Review of complaints and compliments

The GMC says

The purpose of gathering and reflecting on compliments and complaints:

  • To identify areas of good practice, strengths and what you do well.
  • To identify areas for improvement, lessons learned and any changes to be made as a result.
  • To demonstrate you value patients' and others' concerns and comments about your work by making changes as a result of the feedback you have received.

The GMC's requirements

  • You must declare and reflect on all formal complaints made about you at your appraisal for revalidation. You should also reflect upon any complaints you receive outside of formal complaints procedures, where these provide useful learning.
  • You do not have to discuss every complaint at your appraisal. You should select those that evidence your insight and learning into your practice, and those that have caused you to make a change to your practice. You must be able to explain to your appraiser, if asked, why you have chosen these complaints over others as part of your appraisal discussion.
  • At your appraisal, you should discuss your insight and learning from the complaints, and demonstrate how you have reflected on your practice and what changes you have made or intend to make.

You should follow the same principles for collecting, discussing and reflecting on compliments.
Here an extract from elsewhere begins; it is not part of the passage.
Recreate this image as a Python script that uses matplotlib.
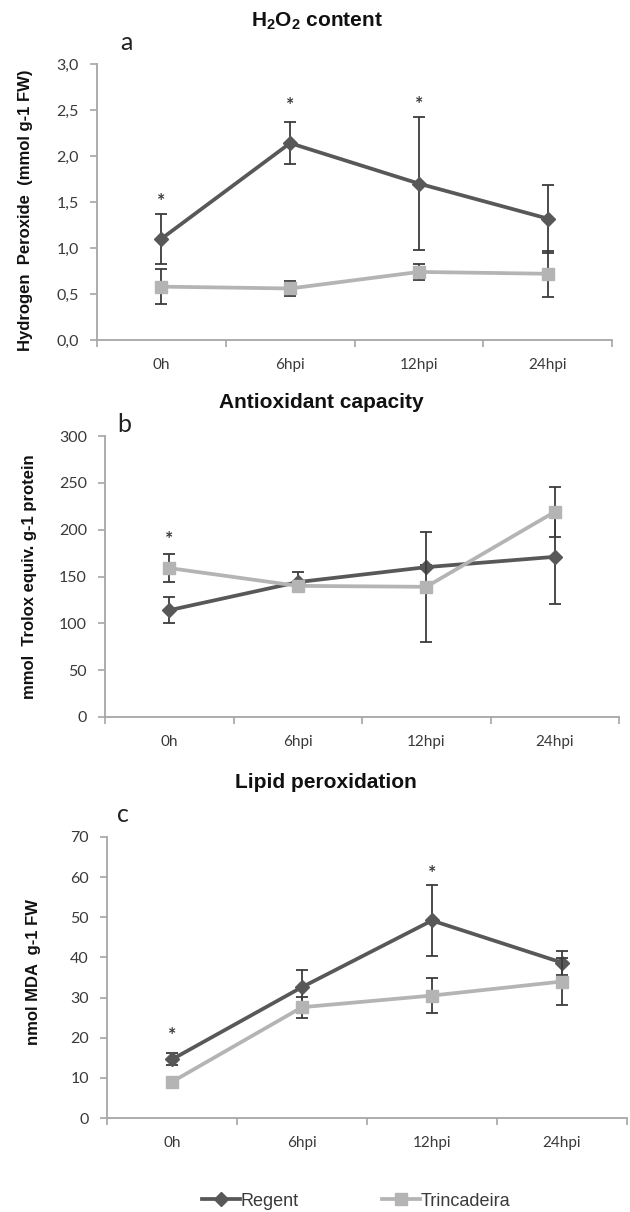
import matplotlib
matplotlib.use("Agg")
import matplotlib.pyplot as plt
from matplotlib.ticker import FixedLocator, NullFormatter

plt.rcParams['font.family'] = ['Liberation Sans', 'DejaVu Sans']
plt.rcParams['mathtext.fontset'] = 'custom'
plt.rcParams['mathtext.rm'] = 'Liberation Sans'
plt.rcParams['mathtext.bf'] = 'Liberation Sans:bold'

# ---------------- data ----------------
categories = ["0h", "6hpi", "12hpi", "24hpi"]

# Panel a: H2O2 content
h2o2_regent = [1.10, 2.14, 1.70, 1.32]
h2o2_regent_err = [0.27, 0.23, 0.72, 0.37]
h2o2_trinc = [0.58, 0.56, 0.74, 0.72]
h2o2_trinc_err = [0.19, 0.08, 0.09, 0.25]
h2o2_star_x = [0, 1, 2]
h2o2_star_y = [1.51, 2.55, 2.56]
h2o2_yticks = [0.0, 0.5, 1.0, 1.5, 2.0, 2.5, 3.0]
h2o2_yticklabels = ["0,0", "0,5", "1,0", "1,5", "2,0", "2,5", "3,0"]

# Panel b: Antioxidant capacity
anti_regent = [114, 144, 160, 171]
anti_regent_err = [14, 11, 2, 50]
anti_trinc = [159, 140, 139, 219]
anti_trinc_err = [15, 3, 59, 27]
anti_star_x = [0]
anti_star_y = [189]
anti_yticks = [0, 50, 100, 150, 200, 250, 300]
anti_yticklabels = ["0", "50", "100", "150", "200", "250", "300"]

# Panel c: Lipid peroxidation
lipid_regent = [14.6, 32.6, 49.2, 38.7]
lipid_regent_err = [1.5, 4.2, 8.8, 3.0]
lipid_trinc = [9.0, 27.6, 30.5, 34.0]
lipid_trinc_err = [1.0, 2.6, 4.3, 5.8]
lipid_star_x = [0, 2]
lipid_star_y = [20.5, 61.0]
lipid_yticks = [0, 10, 20, 30, 40, 50, 60, 70]
lipid_yticklabels = ["0", "10", "20", "30", "40", "50", "60", "70"]

series_names = ["Regent", "Trincadeira"]

# ---------------- style ----------------
W, H = 630, 1212
fig = plt.figure(figsize=(W / 100, H / 100), dpi=100)

C_REG = "#585858"
C_TRI = "#b4b4b4"
C_ERR = "#3c3c3c"
C_AX = "#a6a6a6"
C_TXT = "#3a3a3a"


def px_axes(left, right, top, bottom):
    return fig.add_axes([left / W, 1 - bottom / H, (right - left) / W, (bottom - top) / H])


panels = [
    dict(box=(97, 612, 64, 340), reg=h2o2_regent, rege=h2o2_regent_err,
         tri=h2o2_trinc, trie=h2o2_trinc_err, sx=h2o2_star_x, sy=h2o2_star_y,
         yt=h2o2_yticks, ytl=h2o2_yticklabels, ylim=(0, 3.0),
         ylabel="Hydrogen  Peroxide  (mmol g-1 FW)", ylc=(-0.124, 0.47),
         title=r"$\mathbf{H_2O_2}$ content", tpos=(317, 21), letter="a", lpos=(126, 43)),
    dict(box=(105, 619, 436, 717), reg=anti_regent, rege=anti_regent_err,
         tri=anti_trinc, trie=anti_trinc_err, sx=anti_star_x, sy=anti_star_y,
         yt=anti_yticks, ytl=anti_yticklabels, ylim=(0, 300),
         ylabel="mmol  Trolox equiv. g-1 protein", ylc=(-0.132, 0.50),
         title="Antioxidant capacity", tpos=(321, 402), letter="b", lpos=(124, 425)),
    dict(box=(107, 627, 837, 1118), reg=lipid_regent, rege=lipid_regent_err,
         tri=lipid_trinc, trie=lipid_trinc_err, sx=lipid_star_x, sy=lipid_star_y,
         yt=lipid_yticks, ytl=lipid_yticklabels, ylim=(0, 70),
         ylabel="nmol MDA  g-1 FW", ylc=(-0.127, 0.52),
         title="Lipid peroxidation", tpos=(326, 783), letter="c", lpos=(123, 815)),
]

handles = []
for p in panels:
    ax = px_axes(*p["box"])
    x = list(range(len(categories)))
    eb1 = ax.errorbar(x, p["reg"], yerr=p["rege"], color=C_REG, lw=2.7,
                      marker="D", ms=7.5, mfc=C_REG, mec=C_REG,
                      ecolor=C_ERR, elinewidth=1.3, capsize=4, capthick=1.3, zorder=3)
    eb2 = ax.errorbar(x, p["tri"], yerr=p["trie"], color=C_TRI, lw=2.7,
                      marker="s", ms=9, mfc=C_TRI, mec=C_TRI,
                      ecolor=C_ERR, elinewidth=1.3, capsize=4, capthick=1.3, zorder=4)
    if not handles:
        handles = [eb1.lines[0], eb2.lines[0]]
    for sx, sy in zip(p["sx"], p["sy"]):
        ax.text(sx, sy, "*", ha="center", va="center", fontsize=14, color=C_TXT,
                family="Lato", fontweight="bold")

    ax.set_xlim(-0.5, len(categories) - 0.5)
    ax.set_ylim(*p["ylim"])
    ax.set_xticks(x)
    ax.set_xticklabels(categories, family="Lato", fontsize=11, color=C_TXT)
    ax.tick_params(axis="x", which="major", length=0, pad=13)
    ax.xaxis.set_minor_locator(FixedLocator([i - 0.5 for i in range(len(categories) + 1)]))
    ax.xaxis.set_minor_formatter(NullFormatter())
    ax.tick_params(axis="x", which="minor", length=5, width=1.2, color=C_AX, direction="out")
    ax.set_yticks(p["yt"])
    ax.set_yticklabels(p["ytl"], family="Lato", fontsize=11.5, color=C_TXT)
    ax.tick_params(axis="y", length=5, width=1.2, color=C_AX, direction="out", pad=8)
    for s in ("top", "right"):
        ax.spines[s].set_visible(False)
    for s in ("left", "bottom"):
        ax.spines[s].set_color(C_AX)
        ax.spines[s].set_linewidth(1.3)
    ax.set_ylabel(p["ylabel"], fontsize=12, fontweight="bold", color="#111111")
    ax.yaxis.set_label_coords(*p["ylc"])

    fig.text(p["tpos"][0] / W, 1 - p["tpos"][1] / H, p["title"], ha="center", va="center",
             fontsize=15, fontweight="bold", color="#111111")
    fig.text(p["lpos"][0] / W, 1 - p["lpos"][1] / H, p["letter"], ha="center", va="center",
             fontsize=18, color="#222222", family="Lato")

fig.legend(handles, series_names, loc="center", bbox_to_anchor=(356 / W, 1 - 1201 / H),
           ncol=2, frameon=False, handlelength=2.1, handletextpad=0.05, columnspacing=4.6,
           prop=dict(family="Liberation Sans", size=13), labelcolor=C_TXT)

fig.savefig("out.png", dpi=100)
  • You should reflect on any compliments you have received annually as part of your reflection on patient (or colleague) feedback.
  • You should include a reflective note, rather than original material, in your submitted appraisal portfolio, due to the difficulties with anonymising data, and keep any original cards or letters, if you wish, securely in a paper portfolio. Such original data, if shared with your appraiser, can be referenced in the appraisal summary to preserve the anonymity of the sender without defacing the source material.
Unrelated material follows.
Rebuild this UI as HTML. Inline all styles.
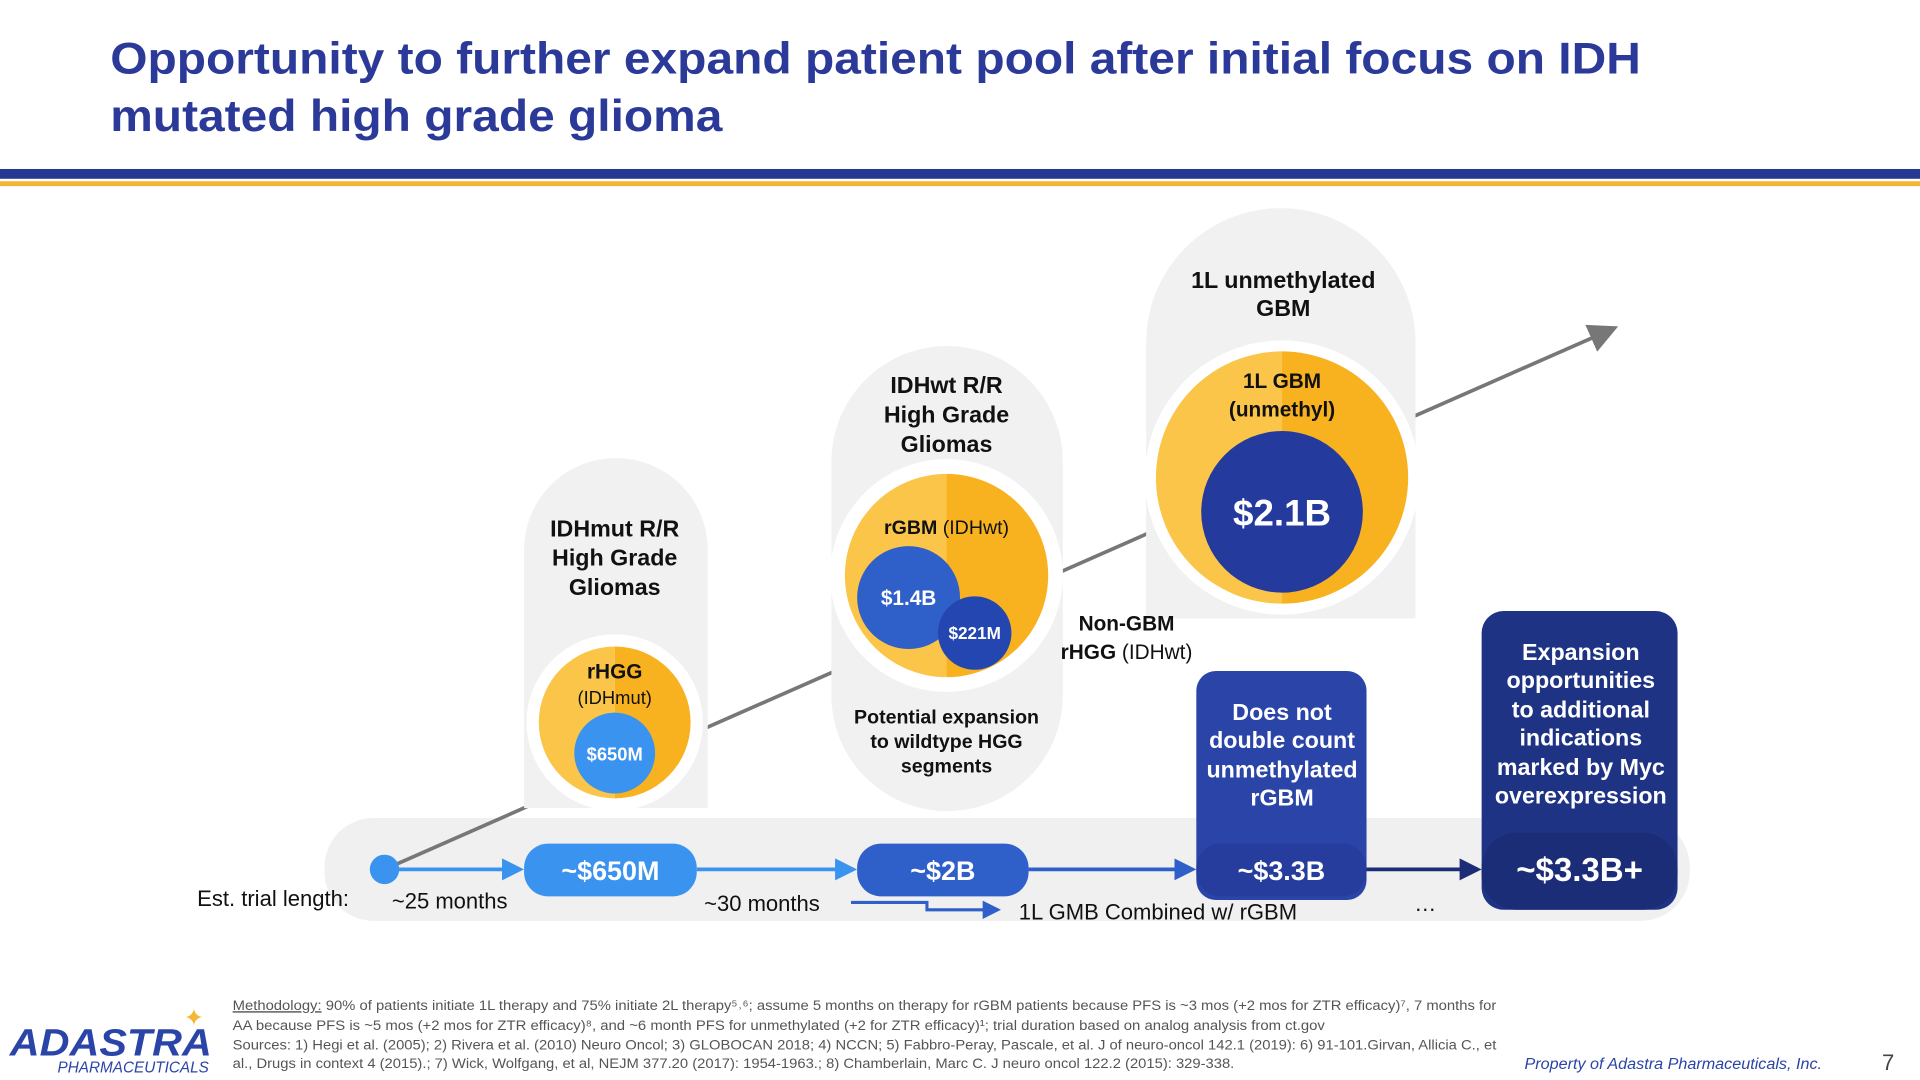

"This guidance defines formal complaints as complaints received about you or your team that have been formally acknowledged or recorded by you or the organisation to which it was sent." (GMC, 2018 p.25)

  • Complaints should be seen as another type of feedback, allowing doctors and organisations to review and further develop their practice and to make patient-centred improvements.
  • All organisations where doctors work should have appropriate complaints procedures, which should include all doctors who work in that organisation, including locums.
  • You should be aware of the complaints procedures for all the organisations in which you work and be kept fully informed of all formal complaints in which you are named.
  • You should include your reflection on all formal complaints in which you have been named, or involved, in your appraisal every year, although if the complaint is not yet resolved your reflection may be incomplete.
  • Your reflections should consider how the complaint arose, your response and any further actions taken, or to be taken (and the results of those changes once available).
  • You do not have to discuss your reflection on every complaint at your appraisal if it has been fully discussed elsewhere but you should always declare all complaints.
  • You may not have been personally named, or involved, in any complaints during the year, in which case you should declare that.
  • If a complaint in which you have been named goes on over several years, you do not need to reflect on it in detail at every appraisal if no significant progress has been made, but you should acknowledge that there is an ongoing complaint every year in your annual declaration, and include reflection about it at least once in every revalidation cycle.
  • All relevant data included in the appraisal and revalidation portfolio should be anonymised to remove any third-party identifiable information. For this reason, although your reflection on any complaint should always form part of your appraisal portfolio, specific original supporting information relating to complaints should be shared with your appraiser separately, and discussed at appraisal so that your appraiser can comment on it in the appraisal summary.